STARKE - Linroy Bottoson, who had dodged death with three last-minute reprieves since February, was executed Monday for the savage 1979 murder of an elderly woman who ran a Central Florida post office.
Bottoson, who claimed he heard the voice of God and possessed the supernatural power to resurrect his victim, died by lethal injection at Florida State Prison, ending one of the biggest legal challenges to Florida's death penalty in decades.
He was pronounced dead at 5:12 p.m., following a flurry of appeals over questions of his sanity.
First, an Orlando Circuit Court judge ruled Bottoson mentally fit, rejecting claims that the 63-year-old former child street evangelist was too disturbed to understand his sentence. The Florida Supreme Court then refused an appeal 20 minutes before the scheduled 5 p.m. execution. In Washington, the U.S. Supreme Court rejected an argument that Bottoson was mentally retarded.
Last week, the U.S. high court also rejected a challenge to Florida's death sentencing procedures. While the court's refusal to hear that appeal, based on a key recent ruling called Ring vs.
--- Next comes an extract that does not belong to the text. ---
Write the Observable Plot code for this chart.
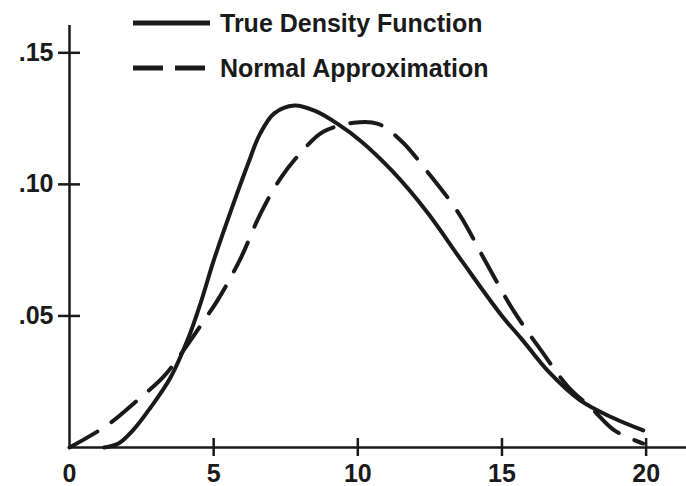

Arizona, did not amount to a legal precedent, experts believe it reaffirms the court's approval of Florida's capital punishment law.
''That was the last best chance for a major challenge to the death penalty in Florida,'' said Christopher Slobogin, a University of Florida law professor.
Bottoson was condemned for a ghastly crime. He kidnapped 74-year-old Catherine Alexander at the post office she ran in Eatonville, stole cash and postal money orders, imprisoned her in a car trunk for 83 hours, stabbed her 15 times and ran over her with a car.
The sentence was carried out just before sundown on a miserably wet, cold, rainy night in North Florida, while anti-death-penalty protesters held a silent vigil across the street.
The execution was viewed by Alexander's son, Hubert, but Bottoson never opened his eyes in the death chamber to see his victim's relative. He accepted a sedative and, asked by the warden if he had any last words, replied only, ``No sir, no.''
An anonymous executioner pushed three syringe plungers sending a deadly mix of drugs into IV tubes needled into Bottoson's arms. He died quickly.
Hubert Alexander, 78, oldest of six remaining brothers and sisters, was seated less than 10 feet from his mother's killer, on the other side of a window.
''I'm not sure it's going to bring closure because nothing is going to bring my mother back, but I think I can rest a little easier now that the person who did this awful thing to her is gone,'' he said.
Unlike last Monday when an announcement by Gov. Jeb Bush stopped the execution of Amos Lee King less than an hour before he was to be put to death, there was no reprieve for Bottoson.
King's death was halted so 25-year-old evidence could be examined with new DNA technology.
Bush issued a temporary stay Friday for Bottoson, nine hours before his previously scheduled execution, to order a psychiatric examination.
Attorney Peter Cannon said his client heard voices of both the devil and God, and a clinical psychologist hired by Bottoson's lawyers issued a report saying he was insane.
''He understands himself to be locked in the middle of a battle between Jesus and Satan, a battle he is certain, as one of God's prophets, Jesus will win,'' psychologist Xavier Amador wrote.
But Orlando Circuit Judge Anthony Johnson upheld a finding of competence given by a three-psychiatrist panel.
Competence under Florida law means only that he understands the ''nature and effect'' of the death penalty and he knows why it is being imposed, said Carolyn Snurkowski, chief of the appeals division of the Florida attorney general's office.
Bottoson's U.S. Supreme Court challenge was the most formidable since the resumption of capital punishment in Florida in 1979.
Of the 38 states that have death penalties, most require jurors to have final say on the issue of life in prison or death. In Arizona and four other states, judges alone made the decision and jurors had no say.
In a summer decision in the Ring case, the court overturned those laws, ruling that judges alone can't impose death. Jurors must hear evidence and decide whether the penalty is appropriate.
But the system is slightly different in Florida and three other ''hybrid'' states, with jurors making recommendations, but the judge acting as final arbiter.
Last week's decision not to address Bottoson's appeal seems to amount to tacit affirmation of Florida's law.
Abe Bonowitz, director of Floridians for Alternatives to the Death Penalty, blasted the state's definition of ``competence.''
''You have to be a vegetable not to be competent for execution in this state,'' Bonowitz said before the execution.
In 20 years in prison, Bottoson never had a visitor, other than his attorneys or the prison chaplain. Monday was no different.
No one claimed the killer's body either, and his ashes will be buried at the prison where he was executed.
This report was supplemented with material from The Associated Press.